I think they are trying to make funds for residential mortgages cheaper sure but it has absolutely nothing to do with competition within the Australian banking industry, more to do with helping our banks compete for international funds.

Like last time it is likely to end up being a bigger help to banks then non banks anyway with the RMBS being small fry help to non banks compared to the greater assistance covered bond issues are going to be for the big 4.
 
Vic I don't mind the idea of the industry moving to a more trail orientated model but it's the lenders themselves who decreased trail more than upfronts a couple of years ago and it was your mob who first brought in 0 trail in the first year together with Upfront clawbacks out to 2 years and to boot def's for the clients. So I don't think it's the way they want to go but it does have merit.

Like Rolf said as well outsiders always look at broker revenue and assume our businesses have no costs. I wish. While I am a one man band at the moment And my costs are low my previous business had $200k in annual fixed costs (one of the reasons I wanted out as exposed to the whim of the banks in terms of changing the playing field).

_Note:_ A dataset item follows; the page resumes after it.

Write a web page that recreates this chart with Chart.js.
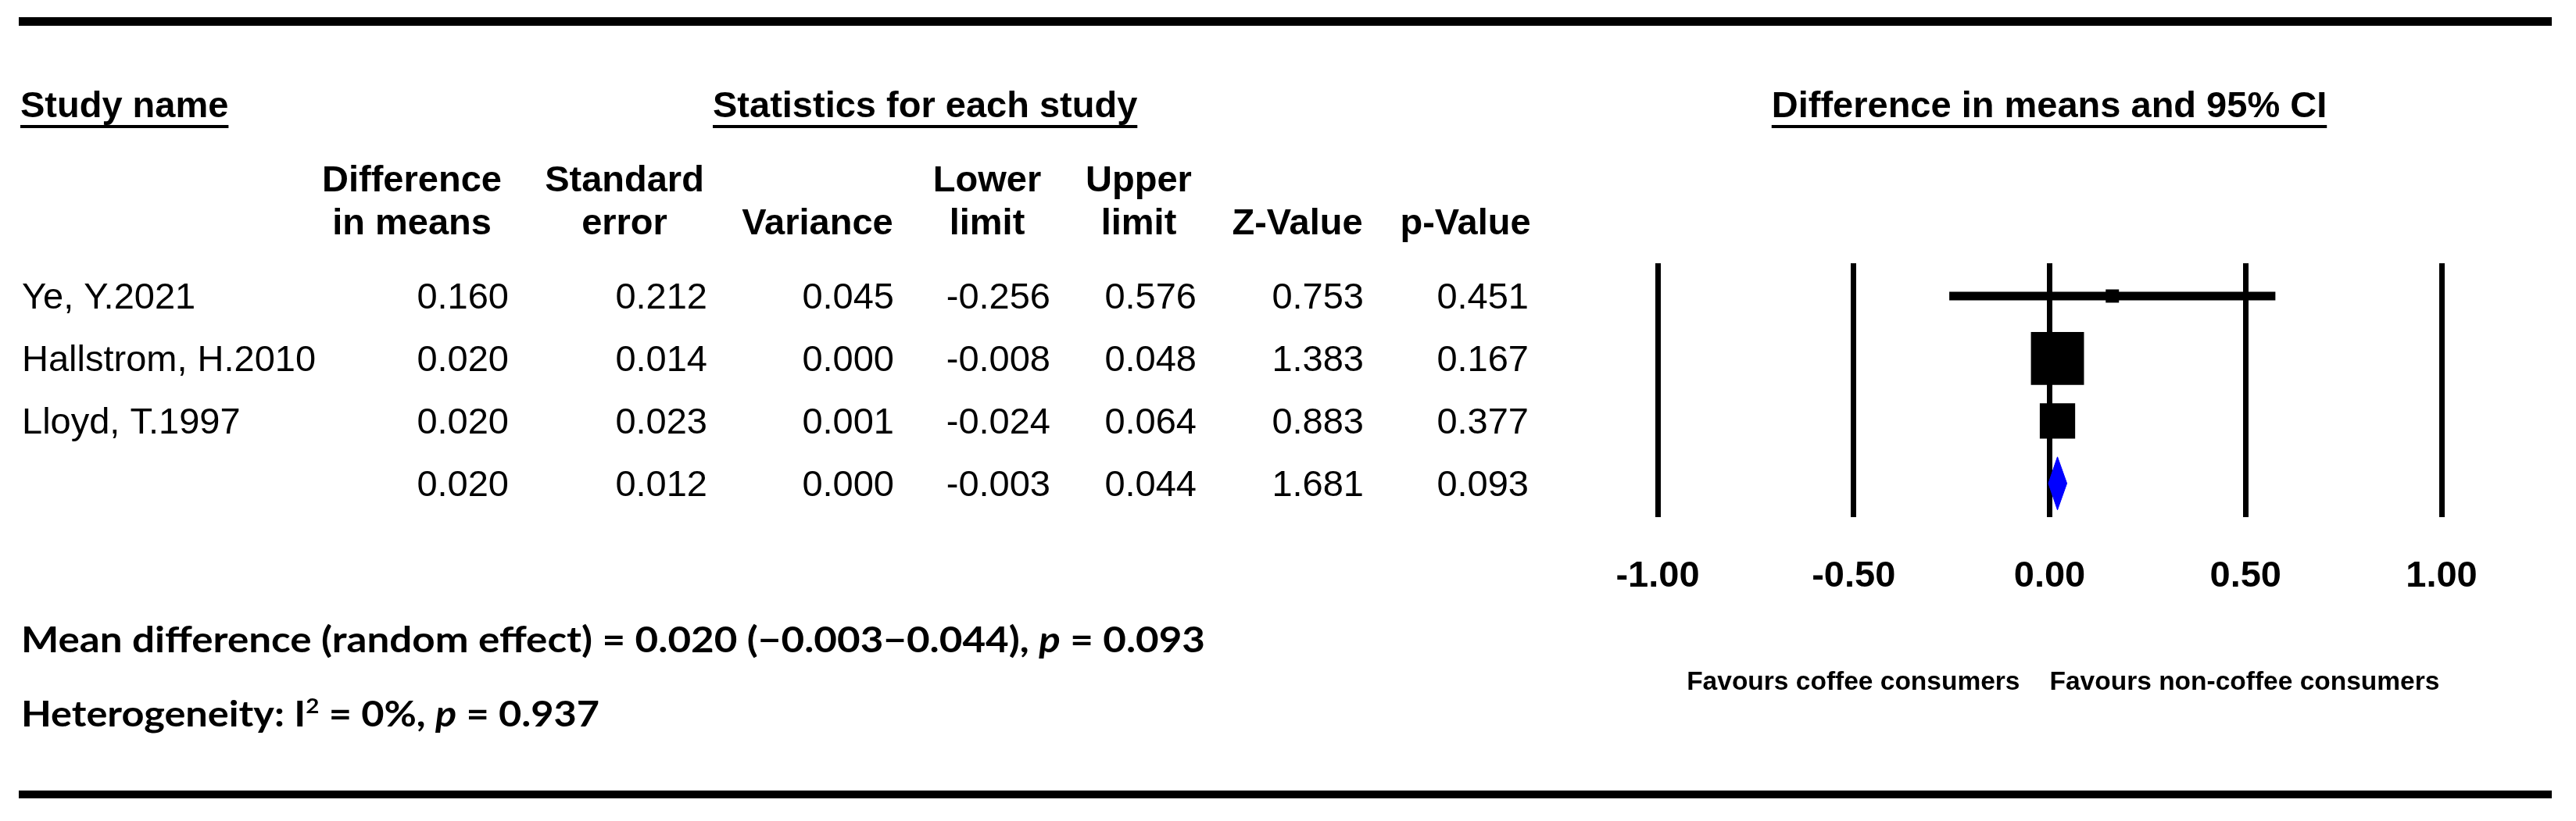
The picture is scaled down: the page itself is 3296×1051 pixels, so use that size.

The other issue the privacy brick wall most lenders put up in regards to client information, I would love to be able to see my clients loan accounts live.
 
You all have some good points.

In my opinion. Moving the industry to a trail only commission would have the following effects almost instantly;

• no more deferred establishment fees (lenders won't be starting with the original loss)
• no more claw back required
• big incentive for brokers to service their clients and focus on customer service. Keeping clients long term would be where you make money
• new brokers would need capital to enter the industry (say 100k to last until they build a loan book)- alternatively go and work for someone established
• it would eliminate ( or at least help to prevent) kick back to real estate agents, property spruikers and anyone else trying to profit from referring clients for finance.
• would make broker businesses focused on client retention, quality of business and supporting the client rather than simply setting deals
• turn the focus to managing clients rather than selling finance - a far better proposition for the customer.


Note: the last thing I would want is a broker with 6 months experience who has done a mortgage course and started a business. If brokers are looking after the most important transaction in someones life it is fair to assume they have some financial backing and won't leave the industry due to lack of funds the following month. I would support a minimum capital ratio for brokers e.g. 100k cash in bank to get a license.

If you wrote 2-3 m per month at .25% it won't take long to cross 200k p/a trail. I you have staff you should be aiming 5-10m per month therefore 3-4 years over 500k in trail.

It would clean up the industry and sort out the crap from the good brokers pretty fast.
 
If you wrote 2-3 m per month at .25% it won't take long to cross 200k p/a trail. I you have staff you should be aiming 5-10m per month therefore 3-4 years over 500k in trail.

It would clean up the industry and sort out the crap from the good brokers
pretty fast.

Writing, settling and retaining are different things these days. On averages to settle 2 mill ( with min clawback) , a broker would need to write and have approved 50 % more, so 3 mill. Average App to settled ratios with the likes of CBA 3rd party are 65 % :( .

I have no issue with an equitable trail only model...........but I cant see it working to replace us old folk in the industry............and I see that as an issue.


sure would sort the wheat though : )

Id guess from our group aggs numbers ( which have approx 35 % of total broker biz lst time I looked) 90 % of brokers do less than those volumes..............the majority MUCH less.

Its the 90 % that everyone like aggs make their living from. Its not from the 2 to 5 mill plus folk.......so there is a conflict issue too perhaps.

Those doing 100 mill plus a year in settlements are in the top 2 % of their game...........and arent very common.